East-West traffic requires VM-to-VM communication at a level of performance beyond the capabilities of existing protocols.
At the same time, as processor performance increases so does the number of VM instantiated on each server blade. For multi-tenant environments, this drives a need for an accelerated virtual switch that also provides high-performance tunneling protocols for VM-to-VM communication.
While retaining full compatibility with the standard virtual switch, 6WINDGate provides a data plane solution that delivers 5x – 10x acceleration for the baseline Layer 2 switching function. At the same time, it delivers high performance on the necessary secure tunneling protocols such as IPsec, GRE, NVGRE, VLAN and VxLAN.
While providing this high-performance switching, tunneling and security, the virtual switch accelerated by 6WINDGate remains fully-compatible with OpenFlow and completely transparent to the applications running on the platform, which do not need to be recompiled or re-verified in order to work with this high-performance solution.

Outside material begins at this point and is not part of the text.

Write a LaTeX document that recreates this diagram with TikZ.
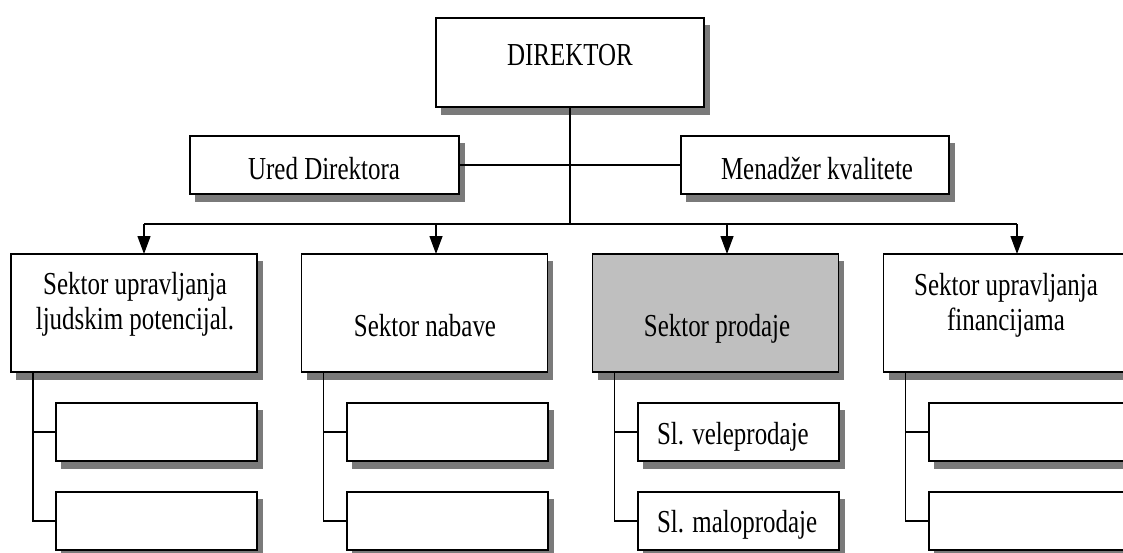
\documentclass[tikz,border=0pt]{standalone}
\usepackage{fontspec}
\setmainfont{Liberation Serif}[FakeStretch=0.78]
\usetikzlibrary{arrows.meta,calc}
\begin{document}
\begin{tikzpicture}[x=1pt,y=-1pt,
  box/.style={draw=black, line width=1.4pt, fill=white, inner sep=0pt, outer sep=0pt},
  topbox/.style={box, minimum width=268pt, minimum height=58pt},
  secbox/.style={box, minimum width=246pt, minimum height=118pt},
  subbox/.style={box, minimum width=201pt, minimum height=58pt},
  shadowc/.style={fill=black!52, draw=none},
  txt/.style={inner sep=0pt, outer sep=0pt, anchor=base, font=\fontsize{32}{35}\selectfont},
  conn/.style={line width=1.3pt, draw=black},
  arr/.style={conn, -{Triangle[length=18pt,width=13pt]}}]
\useasboundingbox (0,0) rectangle (1123,552);
\fill[white] (0,0) rectangle (1123,552);
\clip (0,0) rectangle (1123,552);

% boxes
\node[box, minimum width=268pt, minimum height=89pt] (dir) at (570,62.5) {};
\node[topbox, minimum width=269pt] (ured) at (324.5,165) {};
\node[topbox] (men) at (815,165) {};

\node[secbox] (s1) at (134,313) {};
\node[secbox] (s2) at (424.5,313) {};
\node[secbox, fill=black!25] (s3) at (715.5,313) {};
\node[secbox] (s4) at (1006.5,313) {};

\node[subbox] (s1a) at (156.5,432) {};
\node[subbox] (s1b) at (156.5,521) {};
\node[subbox] (s2a) at (447.5,432) {};
\node[subbox] (s2b) at (447.5,521) {};
\node[subbox] (s3a) at (738.5,432) {};
\node[subbox] (s3b) at (738.5,521) {};
\node[subbox] (s4a) at (1029.5,432) {};
\node[subbox] (s4b) at (1029.5,521) {};

% shadows: strips along the right and bottom edges of each box
\foreach \n in {dir,ured,men,s1,s2,s3,s4,s1a,s1b,s2a,s2b,s3a,s3b,s4a,s4b}{
  \path[shadowc] ($(\n.north east)+(0.7,7)$) rectangle ($(\n.south east)+(5.7,7.7)$);
  \path[shadowc] ($(\n.south west)+(5,0.7)$) rectangle ($(\n.south east)+(5.7,7.7)$);
}

% texts
\node[txt] (tdir) at (570,65) {DIREKTOR};
\node[txt] (tured) at (324,179) {Ured Direktora};
\node[txt] (tmen) at (817,179) {Menadžer kvalitete};
\node[txt] (ts1) at (135,294) {\vtop{\baselineskip=35pt\halign{\hfil#\hfil\cr Sektor upravljanja\cr ljudskim potencijal.\cr}}};
\node[txt] (ts2) at (425,336) {Sektor nabave};
\node[txt] (ts3) at (717,336) {Sektor prodaje};
\node[txt] (ts4) at (1006,295) {\vtop{\baselineskip=35pt\halign{\hfil#\hfil\cr Sektor upravljanja\cr financijama\cr}}};
\node[txt, anchor=base west] (ts3a) at (657,444) {Sl. veleprodaje};
\node[txt, anchor=base west] (ts3b) at (657,532) {Sl. maloprodaje};

% connectors
\coordinate (bus) at (dir.south |- 0,224);
\coordinate (b1) at (144,224);
\coordinate (b2) at (436,224);
\coordinate (b3) at (727,224);
\coordinate (b4) at (1017,224);
\draw[conn] (dir.south) -- (bus);
\draw[conn] (ured.east) -- (men.west);
\draw[conn] (b1) -- (b4);
\draw[arr] (b1) -- (b1 |- s1.north);
\draw[arr] (b2) -- (b2 |- s2.north);
\draw[arr] (b3) -- (b3 |- s3.north);
\draw[arr] (b4) -- (b4 |- s4.north);

\foreach \s in {s1,s2,s3,s4}{
  \coordinate (\s v) at ([xshift=22pt]\s.south west);
  \draw[conn] (\s v) |- (\s b.west);
  \draw[conn] (\s v |- \s a.west) -- (\s a.west);
}
\end{tikzpicture}
\end{document}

SDN has the potential to solve significant problems for enterprises and service providers, including (1) the need for improved CAPEX and OPEX, achieved through the better utilization of their networking equipment, (2) the need for rapid deployment of new features and services, which requires flexible, centrally-managed networks and (3) the trend towards network virtualization as mobile infrastructure moves to a cloud-based model, in order to maximize network scalability and flexibility.
In order for this potential to be realized within equipment that is cost-effective, high-performance networking software is essential. Uniquely, 6WIND has been delivering such software for several years and has a proven track record of solving the above problems, with deployments in service provider networks worldwide.